Anything that reseeds during operation can qualify. In fact, if the CSPRNG's internal state isn't large enough, you need to periodically reseed or face the same objection.

But a CSPRNG which you need to explicitly seed with random bits as big as your output isn't providing much value (simply whitening) since generating the seed is the same problem you had before adding the CSPRNG. So you end up looking at a TRNG.


Are there not cases where blocking if there is insufficient entropy is the correct thing to do? Particularly if we're talking about important random numbers like long-lived private keys.



It must be possible for a computer to simply not have an adequate supply of randomness though, no? Sure, urandom will use hardware sources of randomness if they're available - but what if they're not?


No, this is a misconception. Once the LRNG is seeded, it can generate a more or less unbounded amount of high-quality random bytes from that seed. Entropy can't be "depleted".


Then how can a 4096-byte key be meaningfully safer than a 1024-byte key? Couldn't you just use the 1024-byte key to seed a RNG, generate a 4096-byte key from that, and have 4096-byte safety?

(Also what if the linux RNG isn't seeded e.g. in a VM scenario? Or is the answer just "don't do that"?)


mt19937 (or preferably SFMT¹) is a great library (and fine for cryptographic purposes if you have a sufficiently random entropy source with which to seed it, and reseed it frequently from your entropy source), but you still have to seed it somehow which is where /dev/(u)random comes in. So it really doesn't solve anything.

--

¹ http://www.math.sci.hiroshima-u.ac.jp/~m-mat/MT/SFMT/index.h...


Have you seen the php mt_rand cracker?

http://www.openwall.com/php_mt_seed/


That one needs manual seeding too, which may lead to more issues.


As others have said it depends on your needs[6] and whether or not it has to be a CSPRNG (cryptographically secure). Since you mentioned OpenSSL I'll assume that in this context we are talking about a CSPRNG.

The short answer is to just use the OS provided one if available. Linux has /dev/urandom[1] and the getrandom[2] syscall and Windows has RtlGenRandom[3][4] (there's also CryptGenRandom on Windows which is the "official" version but is more awkward to use since it requires a CSP context to use). On Windows this uses AES-256 in CTR mode as specified in NIST 800-90.

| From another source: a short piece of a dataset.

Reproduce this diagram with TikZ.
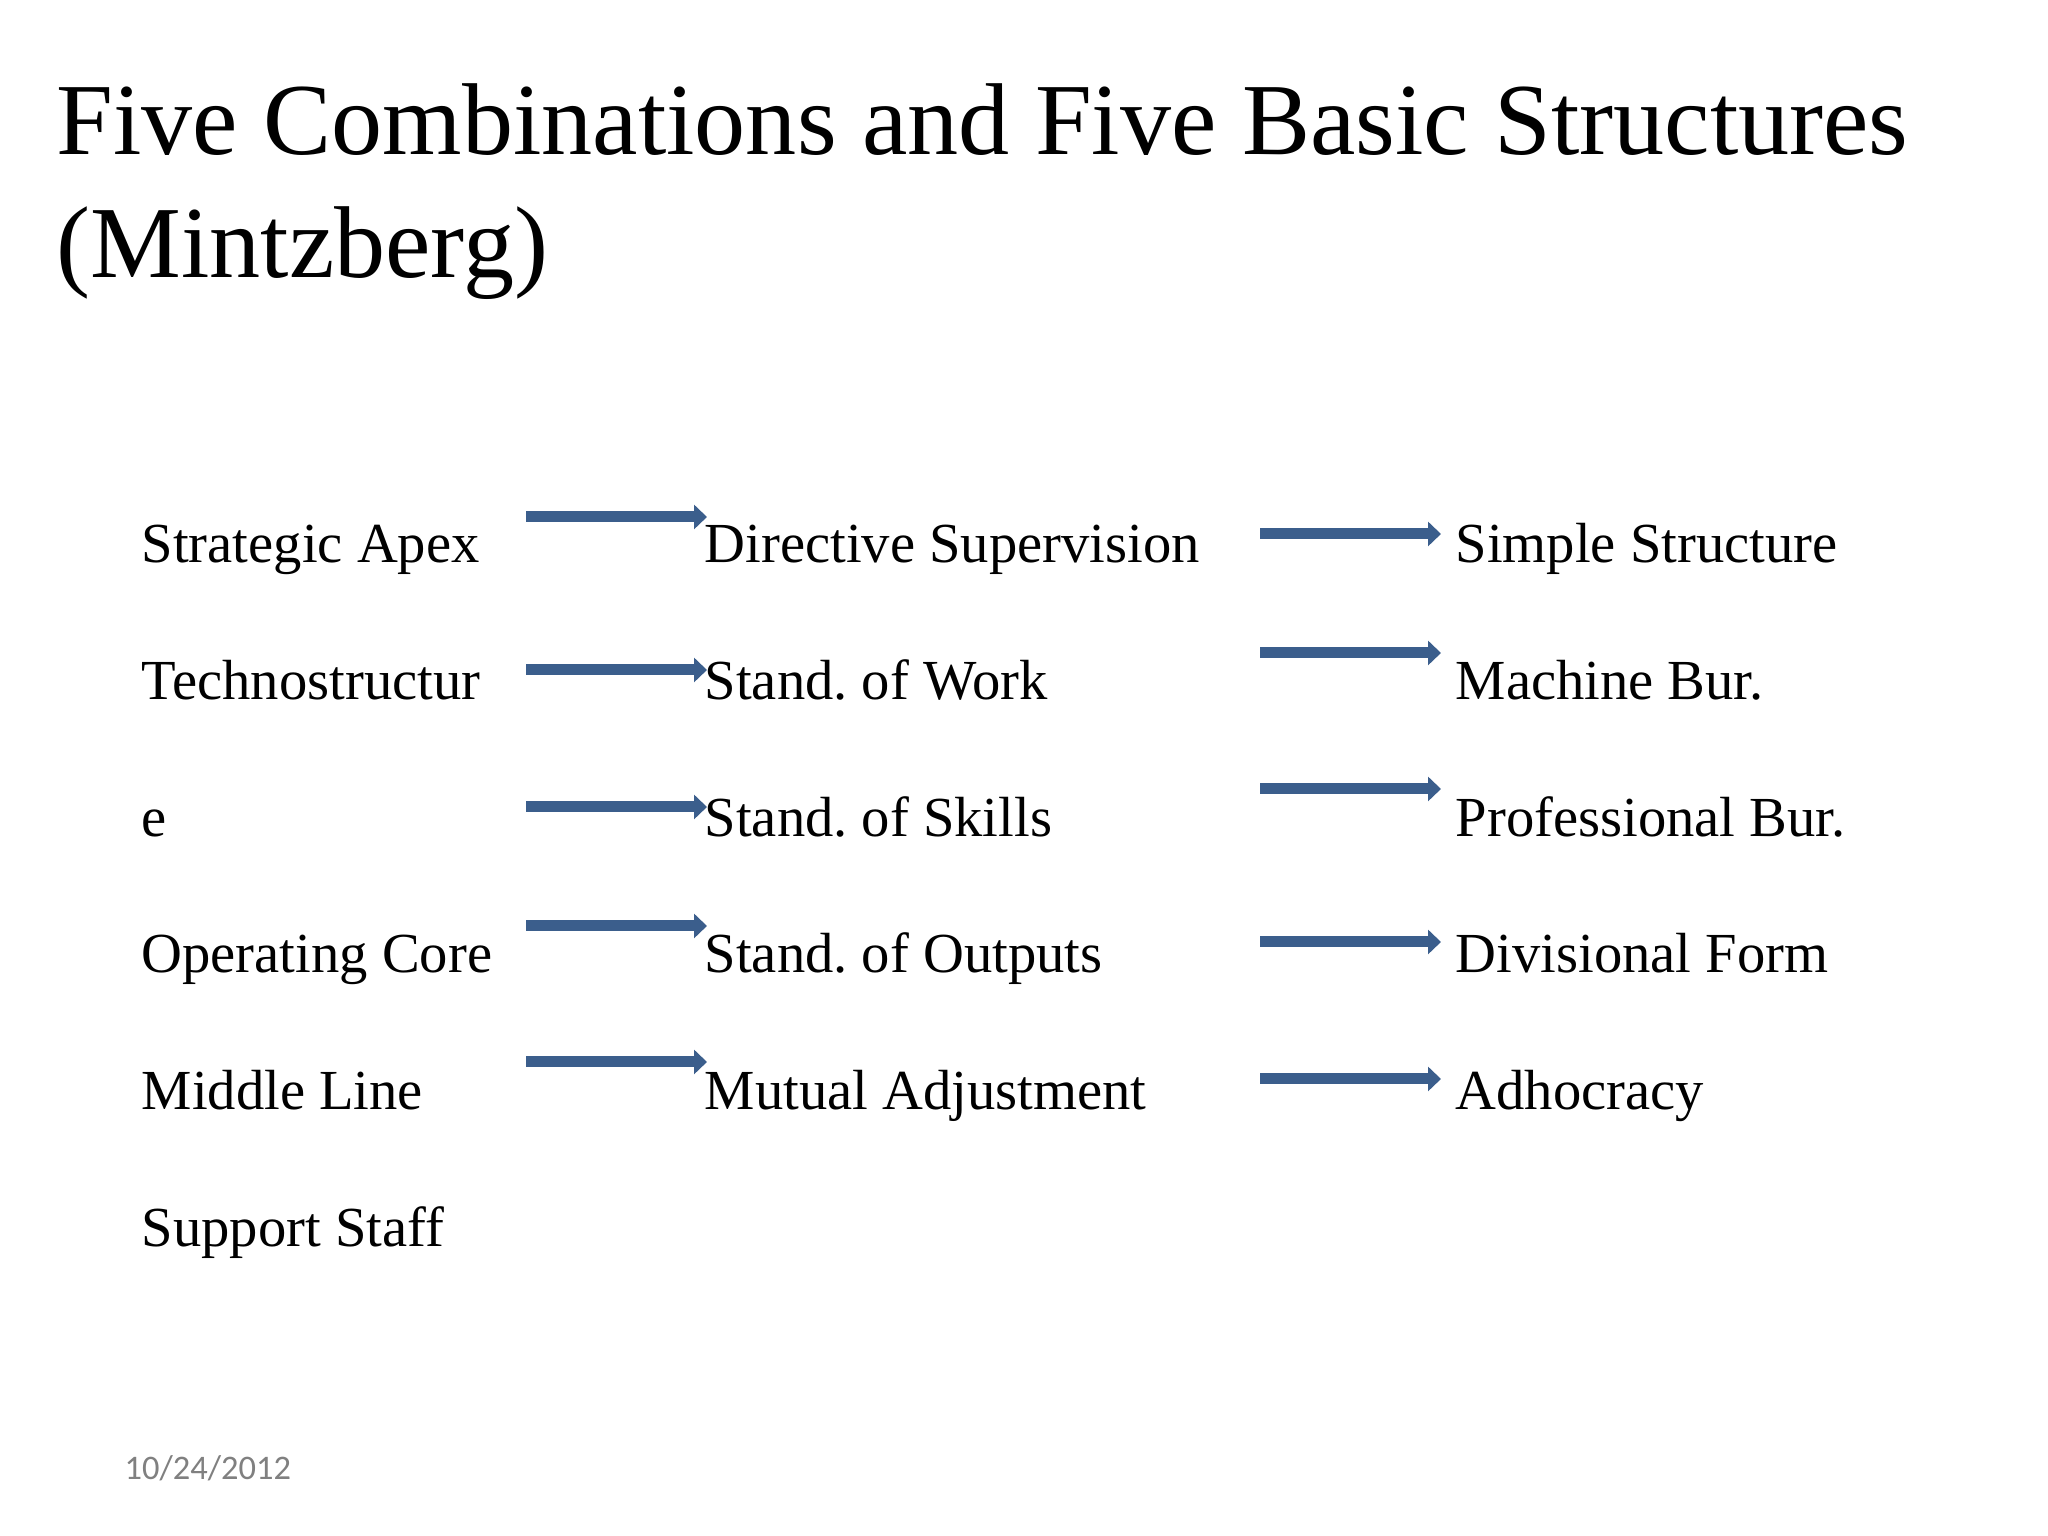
\documentclass[tikz,border=0pt]{standalone}
\usepackage{fontspec}
\setmainfont{Liberation Serif}
\newfontfamily\datefont{Carlito}
\usetikzlibrary{arrows.meta}
\frenchspacing

\definecolor{arrowblue}{RGB}{59,94,140}
\definecolor{dategray}{RGB}{128,128,128}

\tikzset{
    titletext/.style={anchor=base west, inner sep=0pt, font=\fontsize{29.05}{34}\selectfont},
    itemtext/.style={anchor=base west, inner sep=0pt, font=\fontsize{16.1}{20}\selectfont},
    fatarrow/.style={arrowblue, line width=0.11cm, -{Triangle[length=0.13cm, width=0.24cm]}}
}

\begin{document}
\begin{tikzpicture}
    \useasboundingbox (0, 0) rectangle (20.48, 15.36);

    % Title
    \node[titletext] (title1) at (0.56, 13.81) {Five Combinations and Five Basic Structures};
    \node[titletext] (title2) at (0.56, 12.58) {(Mintzberg)};

    % Parts of the organization
    \node[itemtext] (part1) at (1.41, 9.73) {Strategic Apex};
    \node[itemtext] (part2) at (1.41, 8.36) {Technostructur};
    \node[itemtext] (part3) at (1.41, 6.99) {e};
    \node[itemtext] (part4) at (1.41, 5.63) {Operating Core};
    \node[itemtext] (part5) at (1.41, 4.26) {Middle Line};
    \node[itemtext] (part6) at (1.41, 2.89) {Support Staff};

    % Coordinating mechanisms
    \node[itemtext] (mech1) at (7.04, 9.73) {Directive Supervision};
    \node[itemtext] (mech2) at (7.04, 8.36) {Stand. of Work};
    \node[itemtext] (mech3) at (7.04, 6.99) {Stand. of Skills};
    \node[itemtext] (mech4) at (7.04, 5.63) {Stand. of Outputs};
    \node[itemtext] (mech5) at (7.04, 4.26) {Mutual Adjustment};

    % Structures
    \node[itemtext] (form1) at (14.55, 9.73) {Simple Structure};
    \node[itemtext] (form2) at (14.55, 8.36) {Machine Bur.};
    \node[itemtext] (form3) at (14.55, 6.99) {Professional Bur.};
    \node[itemtext] (form4) at (14.55, 5.63) {Divisional Form};
    \node[itemtext] (form5) at (14.55, 4.26) {Adhocracy};

    % Arrow ends
    \foreach \i/\y in {1/10.19, 2/8.66, 3/7.29, 4/6.10, 5/4.74} {
        \coordinate (la\i) at (5.26, \y);
        \coordinate (lb\i) at (7.07, \y);
    }
    \foreach \i/\y in {1/10.02, 2/8.83, 3/7.47, 4/5.94, 5/4.57} {
        \coordinate (ra\i) at (12.60, \y);
        \coordinate (rb\i) at (14.41, \y);
    }

    % Arrows
    \foreach \i in {1,...,5} {
        \draw[fatarrow] (la\i) -- (lb\i);
        \draw[fatarrow] (ra\i) -- (rb\i);
    }

    % Date
    \node[anchor=base west, inner sep=0pt, text=dategray, font=\datefont\fontsize{9.8}{12}\selectfont] (date) at (1.24, 0.56) {10/24/2012};
\end{tikzpicture}
\end{document}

Outside of those (if for whatever reason[6] you're not satisfied with just using what the OS provides you) you can also take a look at how BoringSSL does things[5] (and LibreSSL although I'm less familiar with it). It uses a ChaCha20 instance to filter rdrand output (if supported, otherwise it just uses the system CSPRNG directly). The system CSPRNG is used to key the ChaCha20 instance and then for every call to RAND_bytes it uses rdrand output equal to however many bytes you requested and that gets essentially filtered through the ChaCha20 instance. It's fast and pretty simple. I found the code to be pretty easy to understand[5]. I believe LibreSSL does something similar with ChaCha20 although I'm not sure it uses rdrand.

I think there should be a pretty good reason if you're choosing not to use what the OS provides for you.

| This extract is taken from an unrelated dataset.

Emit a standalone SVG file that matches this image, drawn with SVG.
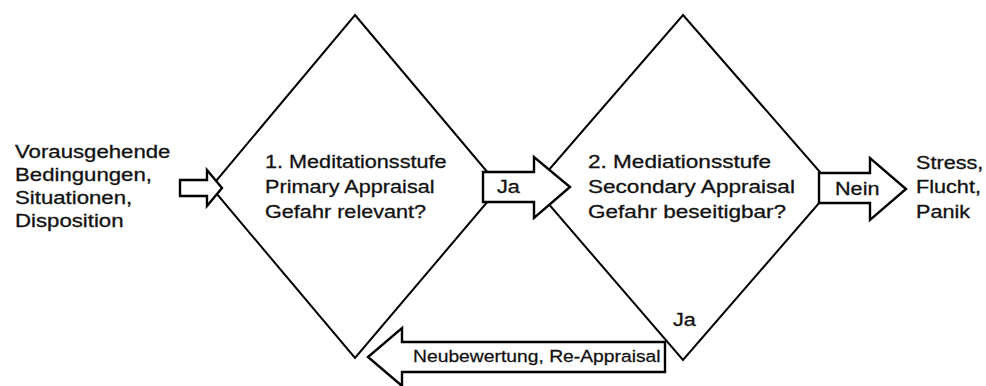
<svg xmlns="http://www.w3.org/2000/svg" width="986" height="386" viewBox="0 0 986 386">
<style>
.shape{fill:#fff;stroke:#000;stroke-width:2;stroke-linejoin:miter}
.arrow{fill:#fff;stroke:#000;stroke-width:2.4;stroke-linejoin:miter}
.t{font-family:"Liberation Sans",Arial,sans-serif;font-size:18.5px;fill:#111;stroke:#111;stroke-width:0.3}
.ts{font-family:"Liberation Sans",Arial,sans-serif;font-size:16.5px;fill:#111;stroke:#111;stroke-width:0.25}
</style>
<rect width="986" height="386" fill="#fff"/>
<g id="input">
<text class="t" transform="translate(15,158) scale(1.2 1)"><tspan x="0" y="0">Vorausgehende</tspan><tspan x="0" y="23">Bedingungen,</tspan><tspan x="0" y="46">Situationen,</tspan><tspan x="0" y="69">Disposition</tspan></text>
</g>
<g id="stage1">
<polygon class="shape" points="355,15 500,187 355,358 211,187"/>
<text class="t" transform="translate(265,168) scale(1.17 1)"><tspan x="0" y="0">1. Meditationsstufe</tspan><tspan x="0" y="25">Primary Appraisal</tspan><tspan x="0" y="50">Gefahr relevant?</tspan></text>
</g>
<g id="stage2">
<polygon class="shape" points="683,15 833,187 683,360 534,187"/>
<text class="t" transform="translate(588,168) scale(1.22 1)"><tspan x="0" y="0">2. Mediationsstufe</tspan><tspan x="0" y="25">Secondary Appraisal</tspan><tspan x="0" y="50">Gefahr beseitigbar?</tspan></text>
</g>
<g id="output">
<text class="t" transform="translate(916,169) scale(1.17 1)"><tspan x="0" y="0">Stress,</tspan><tspan x="0" y="24.5">Flucht,</tspan><tspan x="0" y="49">Panik</tspan></text>
</g>
<g id="connectors">
<polygon class="arrow" points="180,180 207,180 207,170 222,188 207,206 207,196 180,196"/>
<polygon class="arrow" points="483,172 534,172 534,157 570,187 534,218 534,202 483,202"/>
<text class="t" transform="translate(497,193) scale(1.17 1)">Ja</text>
<polygon class="arrow" points="819,173 870,173 870,158 906,189 870,220 870,203 819,203"/>
<text class="t" transform="translate(835,195) scale(1.17 1)">Nein</text>
<text class="t" transform="translate(673,326) scale(1.17 1)">Ja</text>
<polygon class="arrow" points="665,342 402,342 402,328 368,357 402,386 402,372 665,372"/>
<text class="ts" transform="translate(413,362) scale(1.17 1)">Neubewertung, Re-Appraisal</text>
</g>
</svg>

tl;dr Just use /dev/urandom (or the getrandom syscall) on Linux and RtlGenRandom on Windows.

[1] http://sockpuppet.org/blog/2014/02/25/safely-generate-random...

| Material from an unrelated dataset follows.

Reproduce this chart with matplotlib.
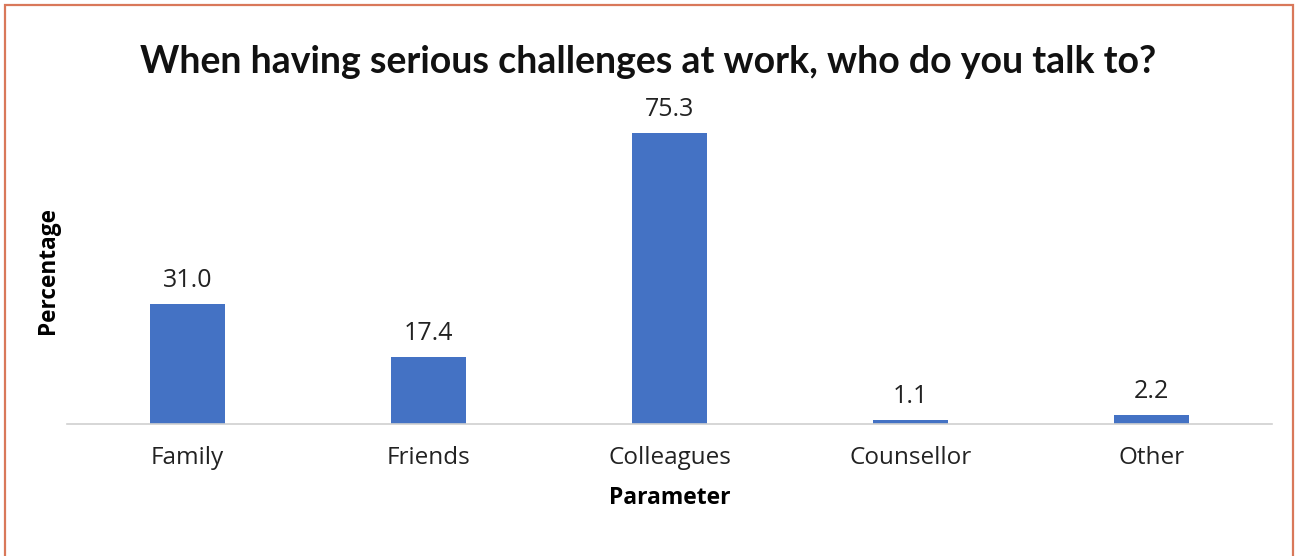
import matplotlib.pyplot as plt
from matplotlib.patches import Rectangle

categories = ["Family", "Friends", "Colleagues", "Counsellor", "Other"]
values = [31.0, 17.4, 75.3, 1.1, 2.2]

W, H = 1295, 556
fig = plt.figure(figsize=(W / 100, H / 100), dpi=100)
fig.patch.set_facecolor("white")

# outer chart frame (bottom edge runs off the canvas)
fig.add_artist(Rectangle((5 / W, -0.05), (1293 - 5) / W, 1.05 - 5 / H,
                         transform=fig.transFigure, fill=False,
                         edgecolor="#D9785A", linewidth=1.6))

ax_left, ax_right = 67 / W, 1272 / W
ax_bottom, ax_top = 1 - 424 / H, 1 - 99 / H
ax = fig.add_axes([ax_left, ax_bottom, ax_right - ax_left, ax_top - ax_bottom])

x = range(len(categories))
bars = ax.bar(x, values, width=0.31, color="#4472C4")
ax.set_xlim(-0.5, len(categories) - 0.5)
ax.set_ylim(0, 84)

for b, v in zip(bars, values):
    ax.annotate(f"{v:.1f}", (b.get_x() + b.get_width() / 2, v),
                xytext=(0, 8), textcoords="offset points",
                ha="center", va="bottom", fontsize=18,
                family="Open Sans", color="#222222")

for s in ("top", "right", "left"):
    ax.spines[s].set_visible(False)
ax.spines["bottom"].set_color("#D0D0D0")
ax.spines["bottom"].set_linewidth(1.2)
ax.set_yticks([])
ax.set_xticks(list(x))
ax.set_xticklabels(categories, fontsize=17.5, family="Open Sans", color="#222222")
ax.tick_params(axis="x", length=0, pad=16)

fig.text(670 / W, 1 - 498 / H, "Parameter", ha="center", va="center",
         fontsize=16.5, family="Open Sans", fontweight="bold")
fig.text(48 / W, 1 - 270 / H, "Percentage", rotation=90, ha="center",
         va="center", fontsize=16.3, family="Open Sans", fontweight="bold")

fig.text(648 / W, 1 - 62 / H,
         "When having serious challenges at work, who do you talk to?",
         ha="center", va="center", fontsize=27, family="Lato",
         fontweight="bold", color="#111111")

fig.savefig("out.png", dpi=100)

[2] http://man7.org/linux/man-pages/man2/getrandom.2.html

[3] https://msdn.microsoft.com/en-us/library/windows/desktop/aa3...

[4] https://boringssl.googlesource.com/boringssl/+/master/crypto... (RtlGenRandom requires slightly special definitions to work).

[5] https://boringssl.googlesource.com/boringssl/+/master/crypto...

[6] There really isn't a "depending on your use case" decision to make. /dev/urandom (or RtlGenRandom) is the correct choice for all cases.

With that being said there may be two small caviats to that. Whether or not it has to be a CSPRNG and whether or not /dev/urandom (or RtlGenRandom) can provide the throughput which you require. In certain cases you may have to expand /dev/urandom with something like ChaCha20 if /dev/urandom is too slow (the BoringSSL devs mentioned that for AES-CBC IV generation on servers this can sometimes be the case, see [5] for the BoringSSL implementation).


/dev/urandom is a shared resource across all processes, and that implies locking/synchronization that can run you into scalability issues if you are trying to generate a large volume of random numbers in parallel on multiple cores.


> trying to generate a large volume of random numbers in parallel on multiple cores

You may be better off just using rdrand directly in this case depending on the throughput required. AFAIK you should be able to saturate all logical threads generating random numbers with rdrand and the DRNG (digital RNG) still won't run out of entropy.

Or as I also suggested look into expanding /dev/urandom output using a ChaCha20 instance like what BoringSSL does (which also combines it with rdrand since it's fast).


I'm surprised there's no talk of essentially making reads from /dev/urandom occur via a VDSO that grabs a seed for each process from the common pool, and then runs entropy generation from then on in the process's address space.


You really want a separate instance of the CSPRNG per thread, not per process.


You can also use the hw rng if supported (e.g. rdrand) for fork/VM duplication safety. /dev/urandom should be fork safe though so long as you're not buffering data from it.